With adrenaline pumping and brains working at full throttle, students from 30 local elementary and middle schools tested their spelling skills during the 10th-annual Regional Spelling Bee.

"I'm excited and nervous, but it'll be fun," Saranac Central sixth-grader Melissa Garvey said before the three-hour event kicked off at Peru Central School.

While many were visibly nervous before they took the stage, not all seemed intimidated by the judges, questions or packed audience.

"I think it's cool. It'll be fun," Harley Disco, a sixth-grader at Northeastern Clinton Central School, said nonchalantly as he geared up for the first round of oral questions.


While it was her second year vying for a place in the national competition in Washington, D.C., that takes place in late May, Saranac seventh-grader Christina Fray still battled nerves before she took the stage with the other 66 students in grades four through eight.

Like many others, she had been busy practicing for the big event but said she was "still a little nervous" about the bee, which was sponsored by the Champlain Valley Educational Services Regional Spelling Bee, Press-Republican and North Country Parents for a National Spelling Bee group.

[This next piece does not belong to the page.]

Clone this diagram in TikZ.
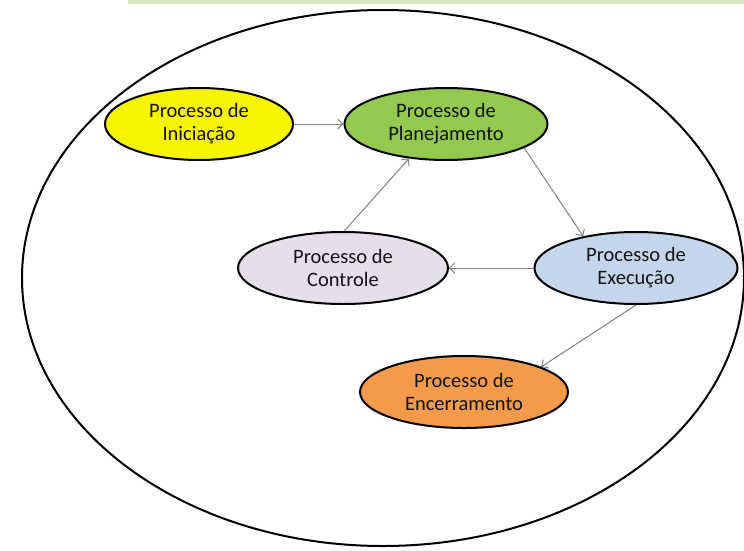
\documentclass[tikz,border=0pt]{standalone}
\usepackage{fontspec}
\setmainfont{Carlito}
\usetikzlibrary{shapes.geometric,arrows.meta}
\definecolor{iniYellow}{HTML}{F7F400}
\definecolor{plaGreen}{HTML}{92C94E}
\definecolor{conLilac}{HTML}{E4DFEB}
\definecolor{exeBlue}{HTML}{C4D6EC}
\definecolor{encOrange}{HTML}{F49A4B}
\definecolor{topStrip}{HTML}{D7E4BD}
\begin{document}
\begin{tikzpicture}[x=1pt,y=-1pt,
	proc/.style={ellipse, draw=black, line width=2pt, inner sep=0pt,
		minimum height=72pt, align=center, text=black!92,
		font=\fontsize{20.5}{23}\selectfont},
	link/.style={draw=black!50, line width=1pt, -{Straight Barb[length=5pt,width=10pt]}}]
	\useasboundingbox (0,0) rectangle (744,550);
	\fill[topStrip] (128,0) rectangle (744,3.5);
	\draw[line width=2pt] (383,278) ellipse [x radius=361, y radius=268];
	\node (I) at (199,124)	[proc, fill = iniYellow, minimum width=188pt]	{Processo de\\Iniciação};
	\node (P) at (446,124)	[proc, fill = plaGreen, minimum width=203pt]	{Processo de\\Planejamento};
	\node (C) at (343,268)	[proc, fill = conLilac, minimum width=210pt]	{Processo de\\Controle};
	\node (E) at (636,268)	[proc, fill = exeBlue, minimum width=203pt]	{Processo de\\Execução};
	\node (F) at (464,392)	[proc, fill = encOrange, minimum width=208pt]	{Processo de\\Encerramento};
	\draw[link] (I.east) -- (P.west);
	\draw[link] (P.343) -- (E.149);
	\draw[link] (E.west) -- (C.east);
	\draw[link] (C.88) -- (P.223);
	\draw[link] (E.south) -- (F.18);
\end{tikzpicture}
\end{document}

The event brought out many first-time spelling enthusiasts, but also several past regional winners, including 2010 champion Alyssa Szczypien from Peru Central and 2009 top finalist Leo Lee of Seton Catholic.

Each of the students earned a spot in the regional competition after winning similar events at their schools.


The highly anticipated event wasn't just popular among students, but teachers, administrators and parents as well.

"I really enjoy it, and it's always fun to watch," said Plattsburgh resident Jennifer Loop, who competed in the spelling bees as a child and turned out Friday to support her daughter, Erika Caron.

Erika was an alternate for Plattsburgh City School District.

While Harley Disco wasn't nervous before he took the stage, his mom, Kelly, was.

But, she said, "I'm so excited and proud of him."

After two oral rounds and a written exam, the crowd on stage slowly dwindled to a select few.

Finally, in the 26th round, the competition boiled down to the two most recent regional winners — Alyssa Szczypien and Leo Lee.

With the correct spelling of penitentiary, Leo ultimately took home top honors.

Individual grade-level winners were: Quincy Parkinson, a Plattsburgh fourth-grader; Sam Schantz, a fifth-grader from Plattsburgh City School District; Moriah sixth-grader Nicholas Manfred; and Northern Adirondack Central seventh-grader Azalea Gonya.